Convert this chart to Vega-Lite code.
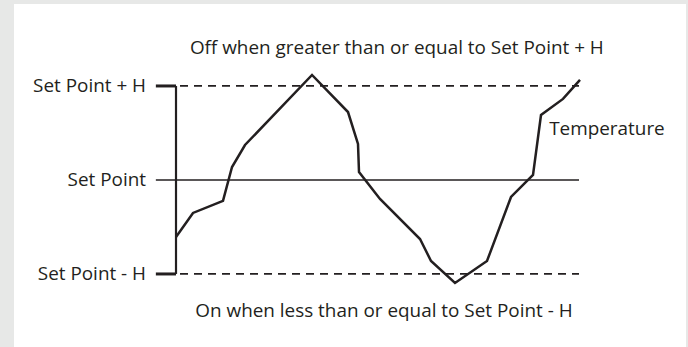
{
  "$schema": "https://vega.github.io/schema/vega-lite/v6.json",
  "width": 672,
  "height": 343,
  "autosize": {"type": "none"},
  "padding": {"left": 14, "top": 4, "right": 2, "bottom": 0},
  "background": "#e7e8e7",
  "view": {"fill": "white", "stroke": null},
  "config": {"text": {"font": "Open Sans", "fontSize": 18.9, "color": "#231f20"}},
  "datasets": {
    "labels": [
      {"label": "Set Point + H", "t": -7.44, "v": 1, "a": "right"},
      {"label": "Set Point", "t": -7.44, "v": 0, "a": "right"},
      {"label": "Set Point - H", "t": -7.44, "v": -1, "a": "right"},
      {"label": "Off when greater than or equal to Set Point + H", "t": 54.8, "v": 1.404, "a": "center"},
      {"label": "On when less than or equal to Set Point - H", "t": 51.6, "v": -1.394, "a": "center"},
      {"label": "Temperature", "t": 92.6, "v": 0.543, "a": "left"}
    ]
  },
  "layer": [
    {
      "data": {"values": [
        {"t1": 0, "t2": 100, "v": 1},
        {"t1": 0, "t2": 100, "v": -1}
      ]},
      "mark": {"type": "rule", "color": "#231f20", "strokeWidth": 1.7, "strokeDash": [8, 6], "strokeDashOffset": -4},
      "encoding": {
        "x": {"field": "t1", "type": "quantitative", "scale": {"domain": [-40.2, 126.55], "nice": false, "zero": false}, "axis": null},
        "x2": {"field": "t2"},
        "y": {"field": "v", "type": "quantitative", "scale": {"domain": [-1.777, 1.872], "nice": false, "zero": false}, "axis": null}
      }
    },
    {
      "data": {"values": [
        {"t1": -5, "t2": 100, "v": 0}
      ]},
      "mark": {"type": "rule", "color": "#231f20", "strokeWidth": 1.6},
      "encoding": {
        "x": {"field": "t1", "type": "quantitative"},
        "x2": {"field": "t2"},
        "y": {"field": "v", "type": "quantitative"}
      }
    },
    {
      "data": {"values": [
        {"t1": -5, "t2": 0, "v": 1},
        {"t1": -5, "t2": 0, "v": -1}
      ]},
      "mark": {"type": "rule", "color": "#231f20", "strokeWidth": 3},
      "encoding": {
        "x": {"field": "t1", "type": "quantitative"},
        "x2": {"field": "t2"},
        "y": {"field": "v", "type": "quantitative"}
      }
    },
    {
      "data": {"values": [
        {"t": 0, "v1": -1, "v2": 1}
      ]},
      "mark": {"type": "rule", "color": "#231f20", "strokeWidth": 2.2},
      "encoding": {
        "x": {"field": "t", "type": "quantitative"},
        "y": {"field": "v1", "type": "quantitative"},
        "y2": {"field": "v2"}
      }
    },
    {
      "data": {"values": [
        {"i": 1, "t": 0, "v": -0.606},
        {"i": 2, "t": 4.22, "v": -0.351},
        {"i": 3, "t": 11.66, "v": -0.223},
        {"i": 4, "t": 13.9, "v": 0.138},
        {"i": 5, "t": 17.12, "v": 0.372},
        {"i": 6, "t": 33.75, "v": 1.117},
        {"i": 7, "t": 42.68, "v": 0.723},
        {"i": 8, "t": 45.16, "v": 0.383},
        {"i": 9, "t": 45.41, "v": 0.085},
        {"i": 10, "t": 50.62, "v": -0.202},
        {"i": 11, "t": 60.55, "v": -0.628},
        {"i": 12, "t": 63.28, "v": -0.862},
        {"i": 13, "t": 69.23, "v": -1.096},
        {"i": 14, "t": 77.17, "v": -0.862},
        {"i": 15, "t": 83.13, "v": -0.181},
        {"i": 16, "t": 88.59, "v": 0.053},
        {"i": 17, "t": 90.57, "v": 0.691},
        {"i": 18, "t": 96.03, "v": 0.862},
        {"i": 19, "t": 100.25, "v": 1.064}
      ]},
      "mark": {"type": "line", "color": "#231f20", "strokeWidth": 2.5, "strokeJoin": "miter"},
      "encoding": {
        "x": {"field": "t", "type": "quantitative"},
        "y": {"field": "v", "type": "quantitative"},
        "order": {"field": "i", "type": "quantitative"}
      }
    },
    {
      "data": {"name": "labels"},
      "transform": [{"filter": "datum.a === 'right'"}],
      "mark": {"type": "text", "baseline": "middle", "align": "right"},
      "encoding": {
        "x": {"field": "t", "type": "quantitative"},
        "y": {"field": "v", "type": "quantitative"},
        "text": {"field": "label"}
      }
    },
    {
      "data": {"name": "labels"},
      "transform": [{"filter": "datum.a === 'center'"}],
      "mark": {"type": "text", "baseline": "middle", "align": "center"},
      "encoding": {
        "x": {"field": "t", "type": "quantitative"},
        "y": {"field": "v", "type": "quantitative"},
        "text": {"field": "label"}
      }
    },
    {
      "data": {"name": "labels"},
      "transform": [{"filter": "datum.a === 'left'"}],
      "mark": {"type": "text", "baseline": "middle", "align": "left"},
      "encoding": {
        "x": {"field": "t", "type": "quantitative"},
        "y": {"field": "v", "type": "quantitative"},
        "text": {"field": "label"}
      }
    }
  ]
}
━━━━━━━━━━━━━━━━━━━━
Omit the pictures, then output the rest of the listing exactly.

Convert this chart to Vega-Lite code.
{
  "$schema": "https://vega.github.io/schema/vega-lite/v6.json",
  "width": 672,
  "height": 343,
  "autosize": {"type": "none"},
  "padding": {"left": 14, "top": 4, "right": 2, "bottom": 0},
  "background": "#e7e8e7",
  "view": {"fill": "white", "stroke": null},
  "config": {"text": {"font": "Open Sans", "fontSize": 18.9, "color": "#231f20"}},
  "datasets": {
    "labels": [
      {"label": "Set Point + H", "t": -7.44, "v": 1, "a": "right"},
      {"label": "Set Point", "t": -7.44, "v": 0, "a": "right"},
      {"label": "Set Point - H", "t": -7.44, "v": -1, "a": "right"},
      {"label": "Off when greater than or equal to Set Point + H", "t": 54.8, "v": 1.404, "a": "center"},
      {"label": "On when less than or equal to Set Point - H", "t": 51.6, "v": -1.394, "a": "center"},
      {"label": "Temperature", "t": 92.6, "v": 0.543, "a": "left"}
    ]
  },
  "layer": [
    {
      "data": {"values": [
        {"t1": 0, "t2": 100, "v": 1},
        {"t1": 0, "t2": 100, "v": -1}
      ]},
      "mark": {"type": "rule", "color": "#231f20", "strokeWidth": 1.7, "strokeDash": [8, 6], "strokeDashOffset": -4},
      "encoding": {
        "x": {"field": "t1", "type": "quantitative", "scale": {"domain": [-40.2, 126.55], "nice": false, "zero": false}, "axis": null},
        "x2": {"field": "t2"},
        "y": {"field": "v", "type": "quantitative", "scale": {"domain": [-1.777, 1.872], "nice": false, "zero": false}, "axis": null}
      }
    },
    {
      "data": {"values": [
        {"t1": -5, "t2": 100, "v": 0}
      ]},
      "mark": {"type": "rule", "color": "#231f20", "strokeWidth": 1.6},
      "encoding": {
        "x": {"field": "t1", "type": "quantitative"},
        "x2": {"field": "t2"},
        "y": {"field": "v", "type": "quantitative"}
      }
    },
    {
      "data": {"values": [
        {"t1": -5, "t2": 0, "v": 1},
        {"t1": -5, "t2": 0, "v": -1}
      ]},
      "mark": {"type": "rule", "color": "#231f20", "strokeWidth": 3},
      "encoding": {
        "x": {"field": "t1", "type": "quantitative"},
        "x2": {"field": "t2"},
        "y": {"field": "v", "type": "quantitative"}
      }
    },
    {
      "data": {"values": [
        {"t": 0, "v1": -1, "v2": 1}
      ]},
      "mark": {"type": "rule", "color": "#231f20", "strokeWidth": 2.2},
      "encoding": {
        "x": {"field": "t", "type": "quantitative"},
        "y": {"field": "v1", "type": "quantitative"},
        "y2": {"field": "v2"}
      }
    },
    {
      "data": {"values": [
        {"i": 1, "t": 0, "v": -0.606},
        {"i": 2, "t": 4.22, "v": -0.351},
        {"i": 3, "t": 11.66, "v": -0.223},
        {"i": 4, "t": 13.9, "v": 0.138},
        {"i": 5, "t": 17.12, "v": 0.372},
        {"i": 6, "t": 33.75, "v": 1.117},
        {"i": 7, "t": 42.68, "v": 0.723},
        {"i": 8, "t": 45.16, "v": 0.383},
        {"i": 9, "t": 45.41, "v": 0.085},
        {"i": 10, "t": 50.62, "v": -0.202},
        {"i": 11, "t": 60.55, "v": -0.628},
        {"i": 12, "t": 63.28, "v": -0.862},
        {"i": 13, "t": 69.23, "v": -1.096},
        {"i": 14, "t": 77.17, "v": -0.862},
        {"i": 15, "t": 83.13, "v": -0.181},
        {"i": 16, "t": 88.59, "v": 0.053},
        {"i": 17, "t": 90.57, "v": 0.691},
        {"i": 18, "t": 96.03, "v": 0.862},
        {"i": 19, "t": 100.25, "v": 1.064}
      ]},
      "mark": {"type": "line", "color": "#231f20", "strokeWidth": 2.5, "strokeJoin": "miter"},
      "encoding": {
        "x": {"field": "t", "type": "quantitative"},
        "y": {"field": "v", "type": "quantitative"},
        "order": {"field": "i", "type": "quantitative"}
      }
    },
    {
      "data": {"name": "labels"},
      "transform": [{"filter": "datum.a === 'right'"}],
      "mark": {"type": "text", "baseline": "middle", "align": "right"},
      "encoding": {
        "x": {"field": "t", "type": "quantitative"},
        "y": {"field": "v", "type": "quantitative"},
        "text": {"field": "label"}
      }
    },
    {
      "data": {"name": "labels"},
      "transform": [{"filter": "datum.a === 'center'"}],
      "mark": {"type": "text", "baseline": "middle", "align": "center"},
      "encoding": {
        "x": {"field": "t", "type": "quantitative"},
        "y": {"field": "v", "type": "quantitative"},
        "text": {"field": "label"}
      }
    },
    {
      "data": {"name": "labels"},
      "transform": [{"filter": "datum.a === 'left'"}],
      "mark": {"type": "text", "baseline": "middle", "align": "left"},
      "encoding": {
        "x": {"field": "t", "type": "quantitative"},
        "y": {"field": "v", "type": "quantitative"},
        "text": {"field": "label"}
      }
    }
  ]
}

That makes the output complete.